Since her brother was born she has also been telling him “Shou?” every time he starts fussing, something no-one has said to her for a long time. However she objected to her dad saying it. It turns out she thinks it’s mummy’s language since I was the one who fell into the habit of using it with her while we were in Lebanon. So she objected to him using it the way she objects to me accidentally dropping in French words to her. Ironic really, given that he’s the one fluent in Arabic.
In line with a tip I read before she was born, we didn’t bother using the terms English and French with her, we just referred to languages in terms such as “Mummy says car, Daddy says voiture.” Since she was 1 1/2 she has been distinguishing how daddy says it from how mummy says it and could tell us the equivalent.
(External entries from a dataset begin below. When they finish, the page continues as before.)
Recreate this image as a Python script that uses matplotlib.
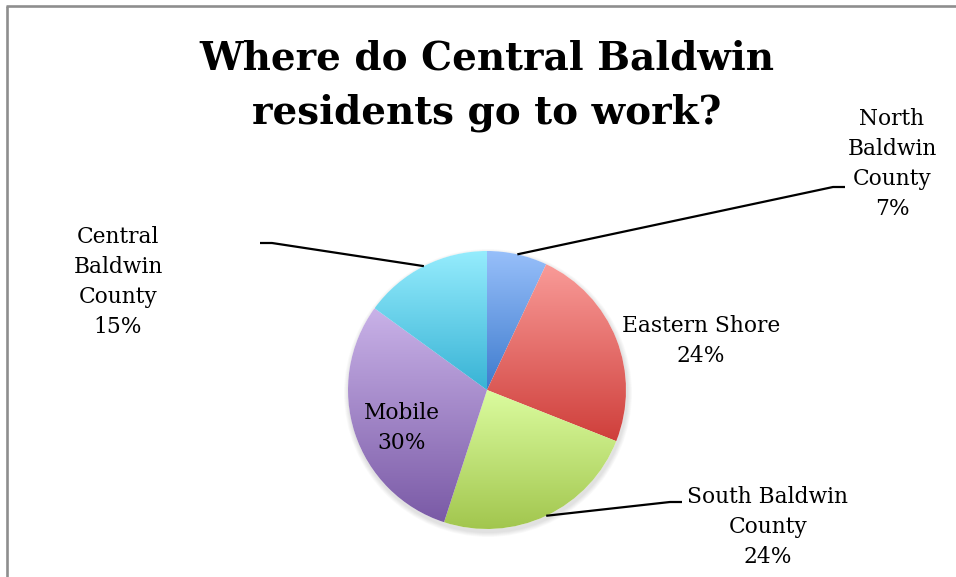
import numpy as np
import matplotlib
matplotlib.use("Agg")
import matplotlib.pyplot as plt
from matplotlib.colors import to_rgb

# ---- data ----
categories = ["North\nBaldwin\nCounty", "Eastern Shore", "South Baldwin\nCounty", "Mobile", "Central\nBaldwin\nCounty"]
values = [7, 24, 24, 30, 15]
top_colors = ["#97BFFA", "#F99B98", "#DBFC9F", "#C9B2E8", "#95ECFD"]
bottom_colors = ["#3E7BCD", "#CF3F3B", "#A2C64E", "#7A5AA6", "#38B3D5"]
title = "Where do Central Baldwin\nresidents go to work?"

# ---- layout (pixel coords, y downwards) ----
W, H = 956, 577
center = (487, 390)
radius = 139
label_pos = [(892, 164), (701, 341), (768, 527), (402, 428), (118, 282)]
leaders = {0: [(833, 187), (845, 187)],
           2: [(670, 502), (682, 502)],
           4: [(272, 243), (260, 243)]}

fig = plt.figure(figsize=(W / 100, H / 100), dpi=100)
ax = fig.add_axes([0, 0, 1, 1])

wedges, _ = ax.pie(values, center=center, radius=radius, startangle=-90,
                   counterclock=True, frame=True,
                   wedgeprops=dict(facecolor="none", edgecolor="none", linewidth=0))

# soft shadow
for k in range(6):
    c = plt.Circle((center[0] + 1, center[1] + 3), radius + 1 + k * 0.8,
                   facecolor="black", edgecolor="none", alpha=0.02, zorder=0)
    ax.add_patch(c)
ax.add_patch(plt.Circle(center, radius, facecolor="white", edgecolor="none", zorder=0.5))

# gradient fills
for i, w in enumerate(wedges):
    ext = w.get_path().get_extents()
    x0, y0, x1, y1 = ext.x0, ext.y0, ext.x1, ext.y1
    n = 256
    t = np.linspace(0, 1, n)[:, None, None]
    c0 = np.array(to_rgb(top_colors[i]))[None, None, :]
    c1 = np.array(to_rgb(bottom_colors[i]))[None, None, :]
    img = c0 * (1 - t) + c1 * t
    img = np.repeat(img, 2, axis=1)
    im = ax.imshow(img, extent=(x0, x1, y1, y0), origin="upper",
                   interpolation="bilinear", zorder=1, aspect="auto")
    im.set_clip_path(w)

# labels
for i, (cat, v) in enumerate(zip(categories, values)):
    ax.text(label_pos[i][0], label_pos[i][1], f"{cat}\n{v}%", ha="center", va="center",
            fontsize=15.7, family="DejaVu Serif", linespacing=1.49, color="black", zorder=3)

# leader lines
for i, pts in leaders.items():
    w = wedges[i]
    mid = np.deg2rad((w.theta1 + w.theta2) / 2)
    sx = center[0] + radius * np.cos(mid)
    sy = center[1] + radius * np.sin(mid)
    xs = [sx] + [p[0] for p in pts]
    ys = [sy] + [p[1] for p in pts]
    ax.plot(xs, ys, color="black", lw=1.6, zorder=2, solid_capstyle="butt")

# title
ax.text(487, 86, title, ha="center", va="center", fontsize=28,
        family="DejaVu Serif", fontweight="bold", linespacing=1.55, zorder=3)

# frame (left & top)
ax.plot([7, 7], [H, 6], color="#8E8E8E", lw=1.9, zorder=4, solid_capstyle="butt")
ax.plot([6, W], [6, 6], color="#8E8E8E", lw=1.9, zorder=4, solid_capstyle="butt")

ax.set_xlim(0, W)
ax.set_ylim(H, 0)
ax.set_aspect("equal")
ax.axis("off")
fig.savefig("out.png", dpi=100)
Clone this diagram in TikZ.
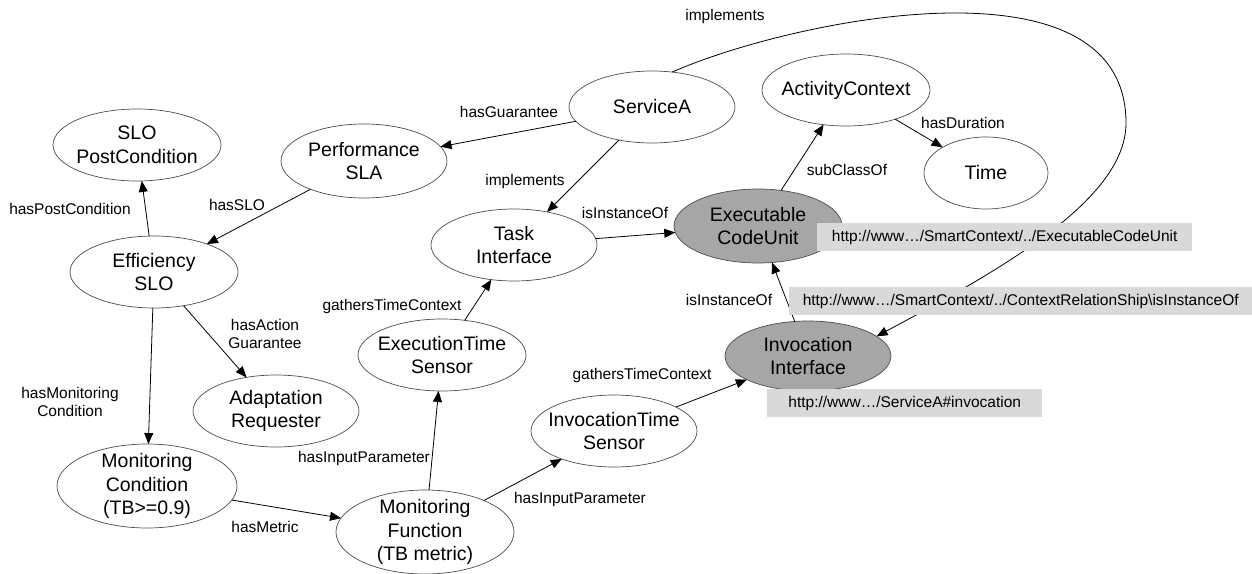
\documentclass[tikz,border=0pt]{standalone}
\usepackage{fontspec}
\setmainfont{Liberation Sans}
\usetikzlibrary{shapes.geometric,arrows.meta}
\begin{document}
\begin{tikzpicture}[x=1pt,y=-1pt,
  ell/.style={ellipse, draw=black!70, line width=0.7pt, inner sep=-60pt, outer sep=0pt,
    align=center, font=\fontsize{19.5}{23.5}\selectfont},
  gell/.style={ell, fill=gray!70},
  lbl/.style={font=\fontsize{15.5}{18.5}\selectfont, align=center, inner sep=0pt},
  arr/.style={-{Triangle[length=11pt,width=9pt]}, line width=0.8pt},
  urlbox/.style={fill=black!15, font=\fontsize{15.5}{18.5}\selectfont, minimum height=28pt,
    inner sep=0pt, anchor=west}]
\useasboundingbox (0,0) rectangle (1252,573);

% nodes
\node[ell, minimum width=166pt, minimum height=72pt] (SA) at (652,107) {ServiceA};
\node[ell, minimum width=168pt, minimum height=72pt] (AC) at (846,90) {ActivityContext};
\node[ell, minimum width=124pt, minimum height=72pt] (TM) at (986,173) {Time};
\node[ell, minimum width=166pt, minimum height=74pt] (PS) at (364,161) {Performance\\SLA};
\node[ell, minimum width=168pt, minimum height=72pt] (SP) at (137,145) {SLO\\PostCondition};
\node[ell, minimum width=168pt, minimum height=72pt] (ES) at (154,272) {Efficiency\\SLO};
\node[ell, minimum width=166pt, minimum height=72pt] (TI) at (514,245) {Task\\Interface};
\node[gell, minimum width=168pt, minimum height=74pt] (ECU) at (758,226) {Executable\\CodeUnit};
\node[ell, minimum width=168pt, minimum height=72pt] (ETS) at (442,355) {ExecutionTime\\Sensor};
\node[ell, minimum width=166pt, minimum height=72pt] (AR) at (276,411) {Adaptation\\Requester};
\node[ell, minimum width=180pt, minimum height=84pt] (MC) at (147,486) {Monitoring\\Condition\\(TB>=0.9)};
\node[ell, minimum width=178pt, minimum height=84pt] (MF) at (425,532) {Monitoring\\Function\\(TB metric)};
\node[ell, minimum width=166pt, minimum height=72pt] (ITS) at (614,431) {InvocationTime\\Sensor};
\node[gell, minimum width=166pt, minimum height=70pt] (II) at (808,356) {Invocation\\Interface};

% edge labels
\node[lbl] (L1) at (725,16) {implements};
\node[lbl] (L2) at (509,112) {hasGuarantee};
\node[lbl] (L3) at (525,181) {implements};
\node[lbl] (L4) at (625,213) {isInstanceOf};
\node[lbl] (L5) at (847,170) {subClassOf};
\node[lbl] (L6) at (963,123) {hasDuration};
\node[lbl] (L7) at (70,209) {hasPostCondition};
\node[lbl] (L8) at (237,205) {hasSLO};
\node[lbl] (L9) at (265,334) {hasAction\\Guarantee};
\node[lbl] (L10) at (70,402) {hasMonitoring\\Condition};
\node[lbl] (L11) at (392,306) {gathersTimeContext};
\node[lbl] (L12) at (364,458) {hasInputParameter};
\node[lbl] (L13) at (265,527) {hasMetric};
\node[lbl] (L14) at (580,499) {hasInputParameter};
\node[lbl] (L15) at (642,375) {gathersTimeContext};
\node[lbl] (L16) at (729,300) {isInstanceOf};

% connectors
\draw[arr] (SA) -- (PS);
\draw[arr] (SA) -- (TI);
\draw[arr] (PS) -- (ES);
\draw[arr] (ES) -- (SP);
\draw[arr] (ES) -- (MC);
\draw[arr] (ES) -- (AR);
\draw[arr] (MC) -- (MF);
\draw[arr] (MF) -- (ETS);
\draw[arr] (MF) -- (ITS);
\draw[arr] (ETS) -- (TI);
\draw[arr] (TI) -- (ECU);
\draw[arr] (ECU) -- (AC);
\draw[arr] (AC) -- (TM);
\draw[arr] (ITS) -- (II);
\draw[arr] (II) -- (ECU);
\coordinate (bend) at (1126,123);
\draw[arr] (SA.60) .. controls (790,20) and (1126,-50) .. (bend)
  .. controls (1126,200) and (1000,270) .. (II.16);

% URL boxes
\node[urlbox, minimum width=375pt] (B1) at (817,237) {http://www…/SmartContext/../ExecutableCodeUnit};
\node[urlbox, minimum width=463pt] (B2) at (789,301) {http://www…/SmartContext/../ContextRelationShip\textbackslash isInstanceOf};
\node[urlbox, minimum width=275pt] (B3) at (767,403) {http://www…/ServiceA\#invocation};
\end{tikzpicture}
\end{document}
Now though, at 2 1/4, she seems to have absorbed the terms “English” and “French” on her own, and told me the other day, while listening to our conversation, “Mummy talk in French to Daddy.” She even gets annoyed if she asks something in English, aimed at me, and her dad responds instead. Since she has to make a conscious choice whom she wants to address before even beginning to speak, I wonder if it makes dialogue that much more deliberate, leading to frustration if she’s decided she’s talking to mummy in mummy’s language but gets an answer in French from daddy. Or it could just be another aspect of these terrible twos which have fostered in her a burning desire to control all aspects of life, failing which she dissolves into angry tears. It’s not for nothing daddy calls her his “despote préféré.”